Which lines contain the word "diagram"? Return each of them as written.

————————

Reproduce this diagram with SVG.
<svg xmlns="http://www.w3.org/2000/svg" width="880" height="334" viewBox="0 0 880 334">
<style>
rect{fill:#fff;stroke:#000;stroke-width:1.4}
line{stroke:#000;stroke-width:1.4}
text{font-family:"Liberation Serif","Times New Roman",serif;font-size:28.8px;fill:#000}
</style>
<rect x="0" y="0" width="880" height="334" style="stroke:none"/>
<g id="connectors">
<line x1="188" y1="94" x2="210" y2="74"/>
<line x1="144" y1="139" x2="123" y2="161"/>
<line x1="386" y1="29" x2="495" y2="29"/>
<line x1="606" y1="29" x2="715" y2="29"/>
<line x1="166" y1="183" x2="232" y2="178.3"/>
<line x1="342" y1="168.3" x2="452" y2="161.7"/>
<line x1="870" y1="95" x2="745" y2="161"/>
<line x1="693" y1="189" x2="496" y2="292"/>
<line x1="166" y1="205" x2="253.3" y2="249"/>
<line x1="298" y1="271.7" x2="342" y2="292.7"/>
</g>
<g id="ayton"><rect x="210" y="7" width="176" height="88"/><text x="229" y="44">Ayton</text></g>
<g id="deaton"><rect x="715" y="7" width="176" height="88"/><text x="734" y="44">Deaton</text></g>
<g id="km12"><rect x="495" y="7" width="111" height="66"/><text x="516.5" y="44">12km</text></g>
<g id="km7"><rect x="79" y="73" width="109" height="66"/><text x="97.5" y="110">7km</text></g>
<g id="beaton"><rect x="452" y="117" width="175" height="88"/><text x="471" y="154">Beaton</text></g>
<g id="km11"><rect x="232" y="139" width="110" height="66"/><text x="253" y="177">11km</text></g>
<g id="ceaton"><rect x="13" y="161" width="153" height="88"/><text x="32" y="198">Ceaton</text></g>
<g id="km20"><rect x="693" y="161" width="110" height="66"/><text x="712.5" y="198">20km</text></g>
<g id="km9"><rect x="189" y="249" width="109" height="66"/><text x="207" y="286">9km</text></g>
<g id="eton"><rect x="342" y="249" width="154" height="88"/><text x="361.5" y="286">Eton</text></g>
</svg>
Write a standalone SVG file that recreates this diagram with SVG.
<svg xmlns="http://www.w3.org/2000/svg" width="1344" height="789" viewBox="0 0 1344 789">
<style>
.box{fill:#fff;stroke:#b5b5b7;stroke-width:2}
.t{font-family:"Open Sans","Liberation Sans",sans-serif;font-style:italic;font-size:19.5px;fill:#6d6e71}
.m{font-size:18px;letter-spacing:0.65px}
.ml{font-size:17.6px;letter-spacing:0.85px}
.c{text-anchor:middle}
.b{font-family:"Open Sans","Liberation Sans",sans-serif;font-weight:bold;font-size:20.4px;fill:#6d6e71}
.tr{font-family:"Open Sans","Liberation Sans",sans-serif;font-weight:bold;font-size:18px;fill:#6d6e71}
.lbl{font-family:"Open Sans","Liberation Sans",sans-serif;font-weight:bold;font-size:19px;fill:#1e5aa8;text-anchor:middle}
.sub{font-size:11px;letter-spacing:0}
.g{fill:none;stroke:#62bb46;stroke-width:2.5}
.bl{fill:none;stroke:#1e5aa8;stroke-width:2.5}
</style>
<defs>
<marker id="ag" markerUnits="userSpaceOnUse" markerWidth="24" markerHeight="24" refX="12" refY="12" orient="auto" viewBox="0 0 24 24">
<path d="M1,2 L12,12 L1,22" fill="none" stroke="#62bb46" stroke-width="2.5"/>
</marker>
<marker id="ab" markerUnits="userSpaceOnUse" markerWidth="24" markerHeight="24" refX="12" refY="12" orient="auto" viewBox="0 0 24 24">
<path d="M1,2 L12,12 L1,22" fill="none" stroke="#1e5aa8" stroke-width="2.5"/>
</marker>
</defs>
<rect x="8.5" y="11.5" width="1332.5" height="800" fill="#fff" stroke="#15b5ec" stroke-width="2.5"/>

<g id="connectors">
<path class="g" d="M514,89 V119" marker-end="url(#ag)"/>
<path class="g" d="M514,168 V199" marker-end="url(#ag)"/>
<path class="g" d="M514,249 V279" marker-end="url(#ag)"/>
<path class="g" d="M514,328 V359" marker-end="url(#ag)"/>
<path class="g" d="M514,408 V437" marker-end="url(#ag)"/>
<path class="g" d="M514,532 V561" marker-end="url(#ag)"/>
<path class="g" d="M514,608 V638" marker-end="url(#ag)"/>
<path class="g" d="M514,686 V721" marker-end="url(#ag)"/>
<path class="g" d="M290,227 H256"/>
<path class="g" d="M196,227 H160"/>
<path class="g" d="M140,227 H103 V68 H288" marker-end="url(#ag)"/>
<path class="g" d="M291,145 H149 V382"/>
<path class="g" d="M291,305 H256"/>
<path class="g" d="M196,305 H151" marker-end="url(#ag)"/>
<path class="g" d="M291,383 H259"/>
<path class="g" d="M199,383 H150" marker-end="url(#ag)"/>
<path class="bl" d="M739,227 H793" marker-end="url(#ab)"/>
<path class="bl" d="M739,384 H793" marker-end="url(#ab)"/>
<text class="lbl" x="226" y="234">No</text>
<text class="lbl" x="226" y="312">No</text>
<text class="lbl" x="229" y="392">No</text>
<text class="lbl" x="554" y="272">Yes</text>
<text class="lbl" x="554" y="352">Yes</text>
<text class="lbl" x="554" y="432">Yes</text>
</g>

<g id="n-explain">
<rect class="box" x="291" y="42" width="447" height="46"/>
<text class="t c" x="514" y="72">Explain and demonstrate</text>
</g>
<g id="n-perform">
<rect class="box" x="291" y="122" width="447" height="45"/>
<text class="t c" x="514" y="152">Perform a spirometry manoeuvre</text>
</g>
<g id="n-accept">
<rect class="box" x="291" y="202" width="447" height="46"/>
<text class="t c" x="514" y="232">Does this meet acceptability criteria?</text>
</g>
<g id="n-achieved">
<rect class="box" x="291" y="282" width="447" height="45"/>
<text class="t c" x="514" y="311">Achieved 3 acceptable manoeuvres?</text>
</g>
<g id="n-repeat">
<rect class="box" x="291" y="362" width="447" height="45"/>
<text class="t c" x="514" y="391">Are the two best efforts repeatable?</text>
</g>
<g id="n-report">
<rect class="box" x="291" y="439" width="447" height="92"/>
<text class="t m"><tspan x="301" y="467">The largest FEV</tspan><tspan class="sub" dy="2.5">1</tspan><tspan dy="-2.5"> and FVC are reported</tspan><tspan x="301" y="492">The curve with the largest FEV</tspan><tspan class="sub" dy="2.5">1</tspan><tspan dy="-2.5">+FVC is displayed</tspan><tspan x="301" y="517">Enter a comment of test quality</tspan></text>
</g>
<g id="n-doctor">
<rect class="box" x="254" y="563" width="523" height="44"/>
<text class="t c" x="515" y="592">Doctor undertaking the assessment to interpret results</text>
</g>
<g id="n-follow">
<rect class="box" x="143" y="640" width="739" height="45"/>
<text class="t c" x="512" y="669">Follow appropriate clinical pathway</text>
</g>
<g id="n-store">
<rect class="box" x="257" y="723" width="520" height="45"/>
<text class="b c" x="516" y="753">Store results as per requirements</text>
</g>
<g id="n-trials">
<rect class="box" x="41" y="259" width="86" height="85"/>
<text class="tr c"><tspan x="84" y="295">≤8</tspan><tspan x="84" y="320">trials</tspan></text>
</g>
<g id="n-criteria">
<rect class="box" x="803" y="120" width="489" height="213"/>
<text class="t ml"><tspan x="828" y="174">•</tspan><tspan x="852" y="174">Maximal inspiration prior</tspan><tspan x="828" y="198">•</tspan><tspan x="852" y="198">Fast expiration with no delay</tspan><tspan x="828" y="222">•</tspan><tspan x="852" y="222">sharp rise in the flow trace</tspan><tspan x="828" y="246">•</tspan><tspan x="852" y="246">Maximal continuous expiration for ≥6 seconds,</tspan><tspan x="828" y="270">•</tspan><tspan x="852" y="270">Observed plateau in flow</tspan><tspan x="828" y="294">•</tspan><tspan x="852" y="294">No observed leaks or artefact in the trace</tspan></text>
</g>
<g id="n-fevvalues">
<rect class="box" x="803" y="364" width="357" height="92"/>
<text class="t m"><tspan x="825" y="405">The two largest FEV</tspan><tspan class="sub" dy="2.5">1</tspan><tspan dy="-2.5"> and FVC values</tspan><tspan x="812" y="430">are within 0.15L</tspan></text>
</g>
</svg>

————————

> _RESPONSE TO THE TASK_:
Reproduce this diagram with SVG.
Write a standalone SVG file that recreates this diagram with SVG.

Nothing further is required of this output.